Spirit's top two markets are Fort Lauderdale, Fla., and Detroit. It is No. 1 in the former, holding 20% of the market, and No. 2 in the latter, holding about 5% of the market, which is dominated by Delta ( DAL). Atlantic City is a key market, as is Myrtle Beach, where Spirit is the only carrier to fly big jets as opposed to regional jets.

In terms of the operational realities of the airline industry, the charge makes perfect sense because it addresses a major problem: delays incurred when passengers search for space in overhead bins, typically to stash their roller boards.
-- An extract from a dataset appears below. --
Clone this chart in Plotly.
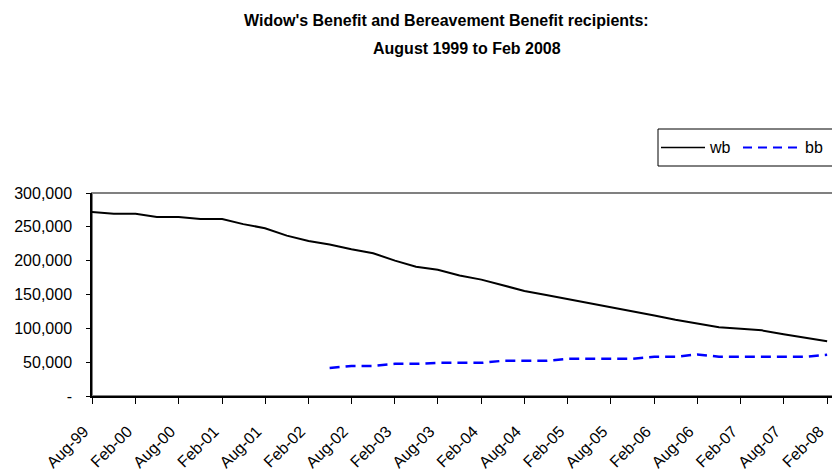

By cutting five minutes from the time each aircraft spends at the gate, Spirit could gain 15 hours of flight time each day, Baldanza said. The carrier's 29 aircraft make about a half dozen "turns" each day.

However, the airline industry is also sensitive to public and Congressional opinion. On Sunday, Sen. Charles Schumer (D-N.Y.) said five airlines told him that they will not institute fees for carry-on bags. These include Delta, American ( AMR), United ( UAUA), US Airways ( LCC) and JetBlue ( JBLU).

Spirit doesn't care what other carriers do. "We're indifferent about whether they follow," Baldanza said. However, it is worth noting that Spirit was the first U.S. carrier to charge for the first checked bag, starting in June 2007. It was not until February 2008 that United became the first major carrier to follow.

In the end, Baldanza is clearly pleased by the furor over Spirit's fees. He is, after all, a marketing guy who was previously senior vice president of marketing at US Airways, and free publicity is something he values. Asked whether he believes all publicity is good publicity, Baldanza said no, but: "Our sales are up and the media exposure is big and becoming more balanced, and that combination is a good one for Spirit."